We currently manufacture in Australia although having said that we are getting demand for products that are really high volume with relatively low margin. We have just got a customer who wants us to look into making half a million luggage tags for them and that is the kind of order that we wouldn’t be able to do in Australia for them so we are looking at some ways to potentially ship those billboards into Indonesia and send them back.
We are sending our rubbish overseas?
It is one of the banes of my existence right now, dealing with customs officials and trying to convince them, that it is going in there to be remanufactured and then come back out because it is actually illegal to dump things in a third world country.
They must think you are nuts.
It’s not dull. There is a massive amount of the market that we are missing out on and if we don’t grab that side of it as a volume player, someone else is going to step in.
What is the competitive landscape like?
We haven’t had any of the promotional product companies come in yet but at some point that will definitely happen.
Now your revenue is over a million but you have almost gone under twice. What happened in both those situations and what did you learn?
We have actually been going for 10 years, and for the first five years it was sort of a bit of a hobby, where we would knock things out on weekends and after hours.
A few years ago, we had a really big customer of ours fall over fairly late in proceedings. At the same time I had invested a lot in the equipment and we were just cash strapped for about three months. We were literally teetering on the edge, to the point where I took a night job and for awhile there I was getting up at three in the morning and delivering doughnuts until 10am and then working during the day for three months, just to scratch around to make enough money to pay wages and get us out of the rut.
Have you financed this all yourself?
Initially we played credit card bingo, so we literally went and got a whole bunch of credit cards and over a period of time ran them all up. We are about to split the business into two, where Haul will stay as our street ware brand and the business which does the corporate stuff launches next week and that is going to be called Riveting.
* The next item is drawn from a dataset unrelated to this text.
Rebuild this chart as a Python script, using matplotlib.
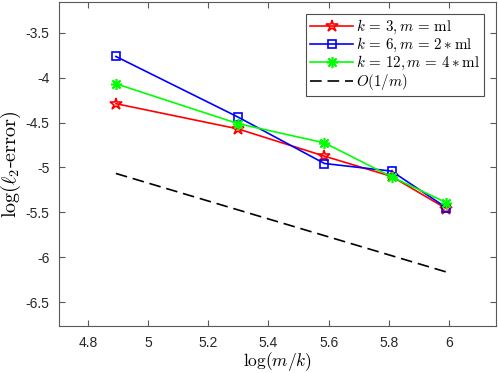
import numpy as np
import matplotlib
matplotlib.use("Agg")
import matplotlib.pyplot as plt

plt.rcParams['mathtext.fontset'] = 'cm'
plt.rcParams['font.family'] = ['Liberation Sans', 'DejaVu Sans']
plt.rcParams['axes.unicode_minus'] = False

# data
x = [4.893, 5.298, 5.586, 5.809, 5.991]
err_k3 = [-4.289, -4.570, -4.874, -5.100, -5.459]
err_k6 = [-3.763, -4.437, -4.956, -5.041, -5.448]
err_k12 = [-4.067, -4.511, -4.726, -5.104, -5.392]
ref_x = [4.893, 5.991]
ref_y = [-5.067, -6.165]

labels = [r'$k\,=\,3, m\,=\,\mathrm{ml}$', r'$k\,=\,6, m\,=\,2\ast\mathrm{ml}$',
          r'$k\,=\,12, m\,=\,4\ast\mathrm{ml}$', r'$O(1/m)$']
xticks = [4.8, 5.0, 5.2, 5.4, 5.6, 5.8, 6.0]
xticklabels = ['4.8', '5', '5.2', '5.4', '5.6', '5.8', '6']
yticks = [-6.5, -6, -5.5, -5, -4.5, -4, -3.5]
yticklabels = ['-6.5', '-6', '-5.5', '-5', '-4.5', '-4', '-3.5']

fig = plt.figure(figsize=(4.98, 3.73), dpi=100)
ax = fig.add_axes([59/498, 1-326/373, (496-59)/498, (326-2)/373])

lw = 1.2
ax.plot(x, err_k3, color=(1, 0, 0), lw=lw, marker='*', ms=9, mfc='none', mew=1.2, label=labels[0])
ax.plot(x, err_k6, color=(0, 0, 1), lw=lw, marker='s', ms=6, mfc='none', mew=1.2, label=labels[1])
ax.plot(x, err_k12, color=(0, 1, 0), lw=lw, marker=(8, 2, 0), ms=8, mew=1.2, label=labels[2])
ax.plot(ref_x, ref_y, color='k', lw=lw, dashes=[7, 3.5], label=labels[3])

ax.set_xlim(4.704, 6.156)
ax.set_ylim(-6.767, -3.156)
ax.set_xticks(xticks)
ax.set_xticklabels(xticklabels)
ax.set_yticks(yticks)
ax.set_yticklabels(yticklabels)

axcol = '0.35'
for s in ax.spines.values():
    s.set_color(axcol)
    s.set_linewidth(0.8)
ax.tick_params(direction='in', top=True, right=True, length=4, width=0.8,
               color=axcol, labelsize=10, labelcolor='0.15', pad=7)

ax.set_xlabel(r'$\log(m/k)$', fontsize=12.5, labelpad=0)
ax.set_ylabel(r'$\log(\ell_2$-error$)$', fontsize=14.5, fontfamily='cmr10', labelpad=2)

leg = ax.legend(loc='upper right', fontsize=10.8, fancybox=False, framealpha=1,
                edgecolor='0.3', handlelength=2.9, borderaxespad=0.8,
                handletextpad=0.2, labelspacing=0.0, borderpad=0.25)
leg.get_frame().set_linewidth(0.8)

fig.savefig('out.png', dpi=100)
Haul is a bit of a tricky one for me. I have had it for so long now that I have too much emotional attachment to it to allow someone else to come in and mess with it.
I am definitely going to get some investors into Riveting that can bring both some contacts in that large outdoor advertising space and some capital as well. And some investors will give us some speed to grow quickly and ward off any competitors hopefully.
And how much are you looking for?
I don’t know yet, not sure. Because we are dealing with a lot of advertising agencies or the big outdoor companies, there is the potential some of the investment may come from some of the guys involved in that area.
So what are you plans for the future?
We are starting to sell Haul into the US. We have just done a deal, partly through Austrade, to start selling some of our more successful products on Amazon, which is a nice way of giving us a soft entry into the US without opening offices and going to an enormous amount of trade shows. That along with getting some online press, media and blog attention, will hopefully allow us to enter the US without mush risk.
How does your brand message translate because you are not using US rubbish?
One of our most successful products is the laptop sleeve. It is billboard lined with neoprene. We have tapped really well into the Apple market: a lot of the people that are creating that billboard copy and text are using Apples. So with that kind of crowd we focus on design first and the green aspect is a secondary play.